As the presidential contest heats up, Americans' views of the economy remain ice cold. Only 14 percent rate the national economy positively, a fifth call this a good time to buy and just half say their own finances are in good shape.
Each of those is well below its long-term average, especially the first two. And the ABC News Consumer Comfort Index, based on these views, stands at -43 on its scale of +100 to -100, down 23 points this year and 33 points below its 22-year norm.
With the index just 8 points from its record low, confidence reflects the influence of the turmoil in banking and the financial markets. Indeed it otherwise might be on the rise, given the improvement in gasoline prices, the main drag on consumer views this year. Gas fell by 15 cents a gallon this week and by 36 cents in the last three.

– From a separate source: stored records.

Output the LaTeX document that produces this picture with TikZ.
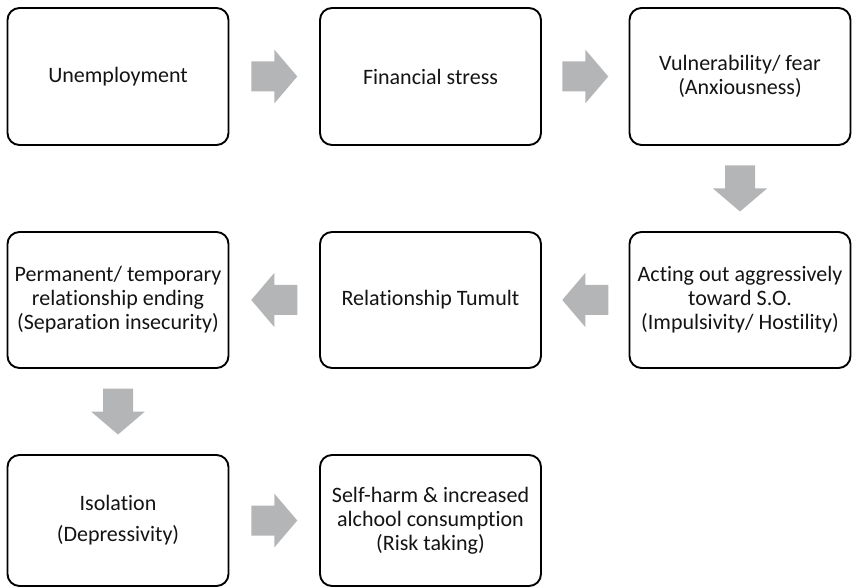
\documentclass[tikz,border=0pt]{standalone}
\usepackage{fontspec}
\setmainfont{Carlito}[Ligatures=NoCommon]
\usetikzlibrary{calc}
\definecolor{arrowgray}{RGB}{180,181,183}
\definecolor{txt}{RGB}{20,20,20}
\tikzset{
  stagebox/.style={draw=black, line width=1.9pt, rounded corners=12pt, fill=white,
    minimum width=221pt, inner sep=4pt, align=center, text=txt,
    font=\fontsize{22}{24}\selectfont},
  pics/blockarrow/.style={code={
    \fill[arrowgray] (-23,-15) -- (0,-15) -- (0,-27) -- (23,0) -- (0,27) -- (0,15) -- (-23,15) -- cycle;}}
}
\begin{document}
\begin{tikzpicture}[x=1pt,y=-1pt]
\useasboundingbox (0,0) rectangle (852,588);
\node[stagebox, minimum height=137pt] (b1) at (118,76.5) {Unemployment};
\node[stagebox, minimum height=137pt] (b2) at (430.5,76.5) {Financial stress};
\node[stagebox, minimum height=137pt] (b3) at (740,76.5) {Vulnerability/ fear\\(Anxiousness)};
\node[stagebox, minimum height=136pt] (b6) at (740,300) {Acting out aggressively\\toward S.O.\\(Impulsivity/ Hostility)};
\node[stagebox, minimum height=136pt] (b5) at (430.5,300) {Relationship Tumult};
\node[stagebox, minimum height=136pt] (b4) at (118,300) {Permanent/ temporary\\relationship ending\\(Separation insecurity)};
\node[stagebox, minimum height=131pt] (b7) at (118,520.5) {Isolation\\[7pt](Depressivity)};
\node[stagebox, minimum height=131pt] (b8) at (430.5,520.5) {Self-harm \& increased\\alchool consumption\\(Risk taking)};
\pic at ($(b1.east)!0.5!(b2.west)$) {blockarrow};
\pic at ($(b2.east)!0.5!(b3.west)$) {blockarrow};
\pic[rotate=-90] at ($(b3.south)!0.5!(b6.north)$) {blockarrow};
\pic[rotate=180] at ($(b6.west)!0.5!(b5.east)$) {blockarrow};
\pic[rotate=180] at ($(b5.west)!0.5!(b4.east)$) {blockarrow};
\pic[rotate=-90] at ($(b4.south)!0.5!(b7.north)$) {blockarrow};
\pic at ($(b7.east)!0.5!(b8.west)$) {blockarrow};
\end{tikzpicture}
\end{document}
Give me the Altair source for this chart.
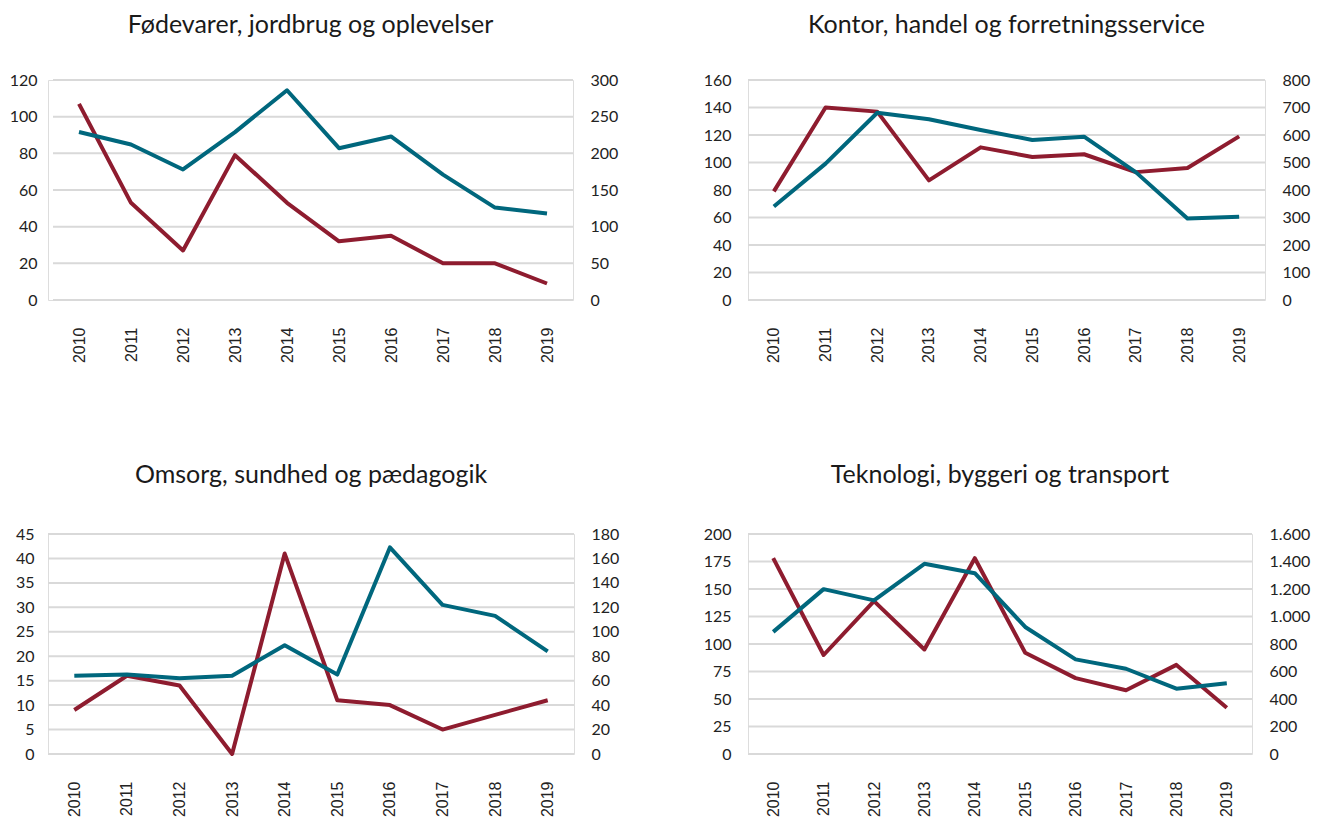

INDEX – Twenty-five percent or fewer have rated the buying climate positively for 27 straight weeks, the longest run on record; it's 21 percent this week. Fewer still, 14 percent, rate the economy positively, down 17 points on the year and 25 points off the long-term average. As noted, 50 percent rate their personal finances positively, better than the 45 percent it hit in early September, but down 8 points on the year and 7 points off the long-term average.
While the index historically has been sensitive to rising gasoline prices, it's shown less of a direct reaction to the ups and downs of the stock market. Most Americans own stock investments, but most indirectly and on a long-term, buy-and-hold basis.
TREND – The index began the year at -20 and headed down quickly, setting a new record low of -51 May 25. It's failed to climb above -41 since late April, a 24-week run that's the longest at this level since 1992. The CCI's averaged -40 on the year, also the worst since its -44 across 1992.
At -43, the index is much worse than its average in 22 years of surveys, -10, and miles from its record high, +38 in 2000.
GROUPS – The index is higher as usual in better-off groups but still negative across the board, for the 15th straight week. It's -10 among those with the highest incomes vs. -78 among those with the lowest, -36 among people who've been to college vs. -68 among high-school dropouts, -65 among blacks vs. -38 among whites, -55 among renters vs. -39 among homeowners and -35 for men vs. -50 for women.
Sharp partisan differences remain: The index is -60 among Democrats, -44 among independents and -17 among Republicans.
Here's a closer look at the three components of the ABC News CCI:
NATIONAL ECONOMY – Fourteen percent of Americans rate the economy as excellent or good; it was 15 percent last week. The highest was 80 percent on Jan. 16, 2000. The lowest was 7 percent in late 1991 and early 1992.
PERSONAL FINANCES – Fifty percent say their own finances are excellent or good; it was 49 percent last week. The best was 70 percent, last reached in January 2000. The worst was 42 percent on March 14, 1993.
BUYING CLIMATE –Twenty-one percent say it's an excellent or good time to buy things; it was 24 percent last week. The best was 57 percent on Jan. 16, 2000. The worst was 18 percent, Aug. 10 and 24.
METHODOLOGY:Interviews for the ABC News Consumer Comfort Index are reported in a four-week rolling average. This week's results are based on telephone interviews among a random national sample of 1,000 adults in the four weeks ending Oct. 5, 2008. The results have a 3-point error margin. Field work by ICR-International Communications Research of Media, Pa.
The index is derived by subtracting the negative response to each index question from the positive response to that question. The three resulting numbers are added and divided by three. The index can range from +100 (everyone positive on all three measures) to -100 (all negative on all three measures). The survey began in December 1985.